Seasonal variation of Saturn's Lyman-$\alpha$ brightness

TL;DR

This study analyzes Saturn's Lyman-alpha dayglow emissions observed by Cassini/UVIS over 12 years to understand seasonal and latitudinal variations in the planet's upper atmosphere, focusing on hydrogen optical depths and their correlation with solar angles.

Contribution

It provides the first detailed analysis separating viewing geometry effects from atmospheric trends in Saturn's Lyman-alpha emissions, revealing seasonal shifts and temporal variations in hydrogen optical depths.

Findings

Brightness depends on solar flux and incidence angle.

A seasonal bulge in brightness shifts with seasons.

Optical depths vary more over time than models predict.

Abstract

We examine Saturn's non-auroral (dayglow) emissions at Lyman-$\alpha$ observed by the {Cassini/UVIS} instrument from 2004 until 2016, to constrain meridional and seasonal trends in the upper atmosphere. We separate viewing geometry effects from trends driven by atmospheric properties, by applying a multi-variate regression to the observed emissions.

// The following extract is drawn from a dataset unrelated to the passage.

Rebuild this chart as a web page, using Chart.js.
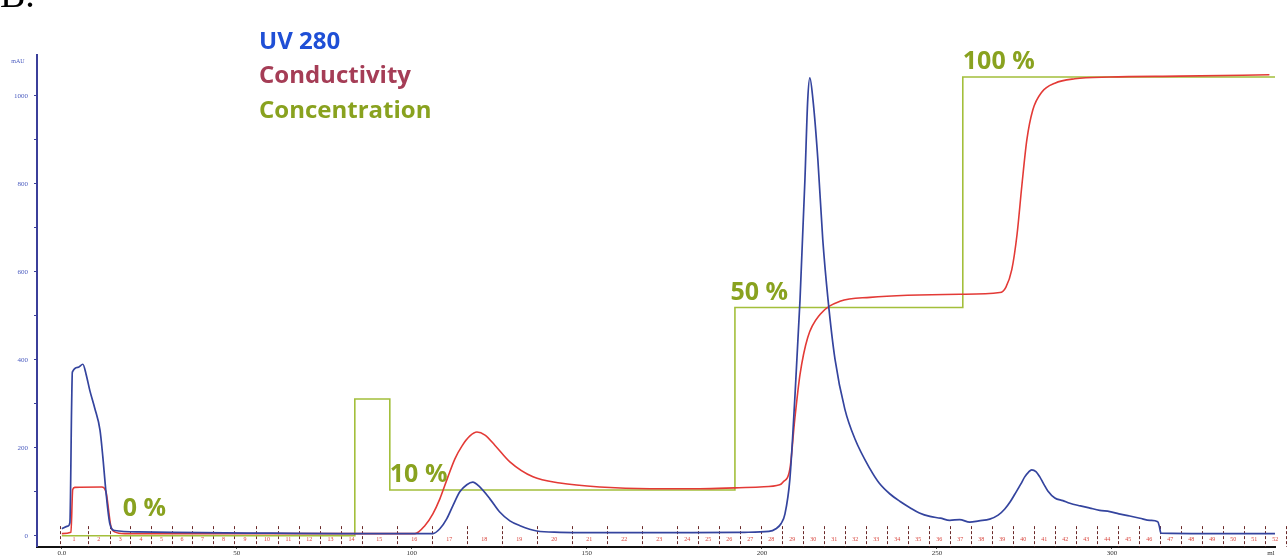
<!DOCTYPE html>
<html>
<head>
<meta charset="utf-8">
<style>
  html, body { margin: 0; padding: 0; background: #ffffff; }
  canvas { display: block; }
</style>
<script src="https://cdn.jsdelivr.net/npm/chart.js@4.4.1/dist/chart.umd.min.js"></script>
</head>
<body>
<canvas id="chrom" width="1287" height="557"></canvas>
<script>
// Elution volume (ml) and UV 280 absorbance (mAU)
const uvVolume = [0, 1.7, 2.3, 2.8, 3.0, 4.6, 6.0, 6.9, 8.0, 9.4, 10.9, 11.7, 12.6, 13.7, 15.1, 22, 40, 60, 80, 100,
  106, 108, 110, 111.7, 113.7, 115.7, 117.4, 119.4, 122.3, 125.1, 128, 130.9, 135.7, 142.3, 150, 165, 180, 195,
  202, 204, 205.5, 206.6, 208, 209.4, 210.9, 212.3, 213.1, 213.7, 214.6, 216, 217.4, 218.9, 220.9, 223.7, 226.6, 230.9, 233.5, 236.6,
  239.5, 242.3, 245, 248, 251, 253.7, 256.5, 259.4, 262, 265.1, 267.5, 269.4, 271, 272.3, 274, 275.1, 276.2, 277.1, 278.3, 279.4,
  280.5, 281.7, 283.7, 286, 288, 291, 293.7, 296.5, 299.4, 302, 305.1, 308, 310.9, 313.1, 313.6, 314, 330, 346.6];
const uvAbs = [16, 22, 30, 300, 372, 383, 390, 368, 330, 290, 240, 180, 100, 28, 12, 9, 7, 6, 5, 5,
  5, 16, 39, 68, 100, 116, 122, 111, 84, 54, 34, 23, 11, 8, 7, 7, 7, 8,
  10, 16, 28, 50, 129, 311, 537, 810, 991, 1041, 991, 855, 673, 537, 401, 288, 220, 152, 120, 95,
  78, 64, 52, 44, 40, 35, 37, 31, 34, 38, 47, 61, 78, 95, 118, 134, 145, 150, 146, 134,
  118, 102, 86, 80, 74, 68, 63, 58, 55, 50, 45, 40, 35, 32, 20, 6, 5, 5];

// Conductivity trace (scaled to the same axis)
const condVolume = [0, 2.6, 3.1, 3.7, 11.4, 12.6, 14, 15.1, 18, 40, 80, 100.9,
  103.7, 106, 108, 110.3, 112.3, 114.3, 116.6, 118.6, 120.9, 123.7, 128, 134.6, 142.3, 153.7, 168, 182.3, 192.3, 199.4, 205.1,
  206, 208, 209.4, 210.9, 213.1, 216.6, 222.3, 230.9, 256.6, 268, 269.7, 271.4, 272.9, 274.3, 275.7, 277.4, 280, 283.7, 289.4, 299.4, 319.4, 345];
const condValue = [5, 8, 105, 110, 111, 100, 22, 9, 5, 5, 5, 5,
  23, 50, 84, 134, 175, 204, 227, 236, 229, 206, 168, 134, 120, 111, 107, 107, 109, 111, 116,
  122, 152, 265, 367, 451, 503, 533, 542, 549, 553, 565, 605, 685, 798, 900, 968, 1009, 1029, 1039, 1043, 1045, 1048];

// Buffer B concentration programme: step start volumes and levels
const concVolume = [0, 83.7, 93.7, 192.3, 257.4, 346.6];
const concLevel = [0, 311, 104, 519, 1043, 1043];
const concLabels = ['0 %', '10 %', '50 %', '100 %'];
const concLabelAt = [[17.4, 61], [93.7, 138], [191, 553], [257.4, 1077]];

// Fraction collector edges (ml) and numbering
const fracEdges = [-0.5, 7.4, 13.7, 19.6, 25.6, 31.4, 37.2, 43.2, 49.2, 55.5, 61.7, 67.7, 73.7, 79.8, 85.7,
  95.7, 105.7, 115.7, 125.7, 135.7, 145.7, 155.7, 165.7, 175.7,
  181.7, 187.7, 193.7, 199.7, 205.7, 211.7, 217.7, 223.7, 229.7, 235.7, 241.7, 247.7, 253.7, 259.7,
  265.7, 271.7, 277.7, 283.7, 289.7, 295.7, 301.7, 307.7, 313.7, 319.7, 325.7, 331.7, 337.7, 343.7, 349.7];

// Axis ticks
const xTicks = [0, 50, 100, 150, 200, 250, 300];
const yTicks = [0, 100, 200, 300, 400, 500, 600, 700, 800, 900, 1000];

const pts = (xs, ys) => xs.map((x, i) => ({ x: x, y: ys[i] }));

const OLIVE = '#89a21f';
const NAME_FONT = 'bold 24px "Open Sans"';
const STEP_FONT = 'bold 25px "Open Sans"';

const annotations = {
  id: 'annotations',
  beforeDatasetsDraw(chart) {
    const { ctx, scales: { x, y }, chartArea } = chart;
    ctx.save();
    const top = y.getPixelForValue(22);
    const bottom = chartArea.bottom;
    ctx.lineWidth = 1;
    ctx.setLineDash([3, 2]);
    ctx.strokeStyle = '#6b2a2a';
    fracEdges.forEach(v => {
      const px = Math.round(x.getPixelForValue(v)) + 0.5;
      ctx.beginPath();
      ctx.moveTo(px, top);
      ctx.lineTo(px, bottom);
      ctx.stroke();
    });
    ctx.setLineDash([]);
    ctx.fillStyle = '#d8463e';
    ctx.font = '6px "Liberation Serif"';
    ctx.textAlign = 'center';
    ctx.textBaseline = 'middle';
    const ly = y.getPixelForValue(-9);
    for (let i = 0; i < fracEdges.length - 1; i++) {
      const mid = (fracEdges[i] + fracEdges[i + 1]) / 2;
      ctx.fillText(String(i + 1), x.getPixelForValue(mid), ly);
    }
    ctx.restore();
  },
  afterDraw(chart) {
    const { ctx, scales: { x, y }, chartArea } = chart;
    ctx.save();
    // panel letter
    ctx.fillStyle = '#000';
    ctx.font = '38px "Liberation Serif"';
    ctx.textAlign = 'left';
    ctx.textBaseline = 'alphabetic';
    ctx.fillText('B.', 0, 7);

    // trace names
    ctx.font = NAME_FONT;
    ctx.textBaseline = 'middle';
    ctx.fillStyle = '#1f4fd6';
    ctx.fillText('UV 280', 259, 42);
    ctx.fillStyle = '#a53d56';
    ctx.fillText('Conductivity', 259, 76);
    ctx.fillStyle = OLIVE;
    ctx.fillText('Concentration', 259, 111);

    // concentration step labels
    ctx.font = STEP_FONT;
    ctx.fillStyle = OLIVE;
    concLabels.forEach((t, i) => {
      const [vx, vy] = concLabelAt[i];
      ctx.fillText(t, x.getPixelForValue(vx), y.getPixelForValue(vy));
    });

    // axis units
    ctx.font = '6px "Liberation Serif"';
    ctx.fillStyle = '#4a5bbf';
    ctx.textAlign = 'center';
    ctx.fillText('mAU', 18, chartArea.top + 6);
    ctx.font = '7px "Liberation Serif"';
    ctx.fillStyle = '#333';
    ctx.textBaseline = 'top';
    ctx.fillText('ml', chartArea.right - 4, chartArea.bottom + 3);
    ctx.restore();
  }
};

new Chart(document.getElementById('chrom'), {
  type: 'line',
  data: {
    datasets: [
      {
        label: 'UV 280',
        data: pts(uvVolume, uvAbs),
        borderColor: '#34449e',
        borderWidth: 1.7,
        pointRadius: 0,
        cubicInterpolationMode: 'monotone',
        order: 1
      },
      {
        label: 'Conductivity',
        data: pts(condVolume, condValue),
        borderColor: '#e33a36',
        borderWidth: 1.6,
        pointRadius: 0,
        cubicInterpolationMode: 'monotone',
        order: 2
      },
      {
        label: 'Concentration',
        data: pts(concVolume, concLevel),
        borderColor: '#a3bf3b',
        borderWidth: 1.6,
        pointRadius: 0,
        stepped: 'before',
        order: 3
      }
    ]
  },
  options: {
    responsive: false,
    animation: false,
    layout: { padding: { top: 55, right: 12, left: 0, bottom: 0 } },
    plugins: { legend: { display: false }, tooltip: { enabled: false } },
    scales: {
      x: {
        type: 'linear',
        min: -7.1,
        max: 346.6,
        afterBuildTicks: s => { s.ticks = xTicks.map(v => ({ value: v })); },
        afterFit: s => { s.height = 9; },
        grid: { drawOnChartArea: false, drawTicks: true, tickLength: 2, color: '#222' },
        border: { display: true, color: '#111', width: 2 },
        ticks: {
          autoSkip: false, maxRotation: 0, padding: 0, color: '#333',
          font: { size: 7, family: 'Liberation Serif' },
          callback: v => (v === 0 ? '0.0' : String(v))
        }
      },
      y: {
        type: 'linear',
        min: -25,
        max: 1093,
        afterBuildTicks: s => { s.ticks = yTicks.map(v => ({ value: v })); },
        afterFit: s => { s.width = 37; },
        grid: { drawOnChartArea: false, drawTicks: true, tickLength: 3, color: '#3b3f9a' },
        border: { display: true, color: '#3b3f9a', width: 2 },
        ticks: {
          autoSkip: false, padding: 6, color: '#4a5bbf',
          font: { size: 7, family: 'Liberation Serif' },
          callback: v => (v % 200 === 0 ? String(v) : '')
        }
      }
    }
  },
  plugins: [annotations]
});
</script>
</body>
</html>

The Lyman-$\alpha$ dayglow brightnesses depend on the incident solar flux, solar incidence angle, emission angle, and observed latitude. The emissions across latitudes and seasons show a strong dependence with solar incidence angle, typical of resonantly scattered solar flux and consistent with no significant internal source. We observe a bulge in Ly-$\alpha$ brightness that shifts with the summer season from the southern to the northern hemisphere. We estimate atomic hydrogen optical depths above the methane homopause level for dayside disk observations (2004-2016) by comparing observed Lyman-$\alpha$ emissions to a radiative transfer model. We model emissions from resonantly scattered solar flux and a smaller but significant contribution by scattered photons from the interplanetary hydrogen (IPH) background. During northern summer, inferred hydrogen optical depths steeply decrease with latitude towards the winter hemisphere from a northern hemisphere bulge, as predicted by a 2D seasonal photochemical model. The southern hemisphere mirrors this trend during its summer. However, inferred optical depths show substantially more temporal variation between 2004 and 2016 than predicted by the photochemical model.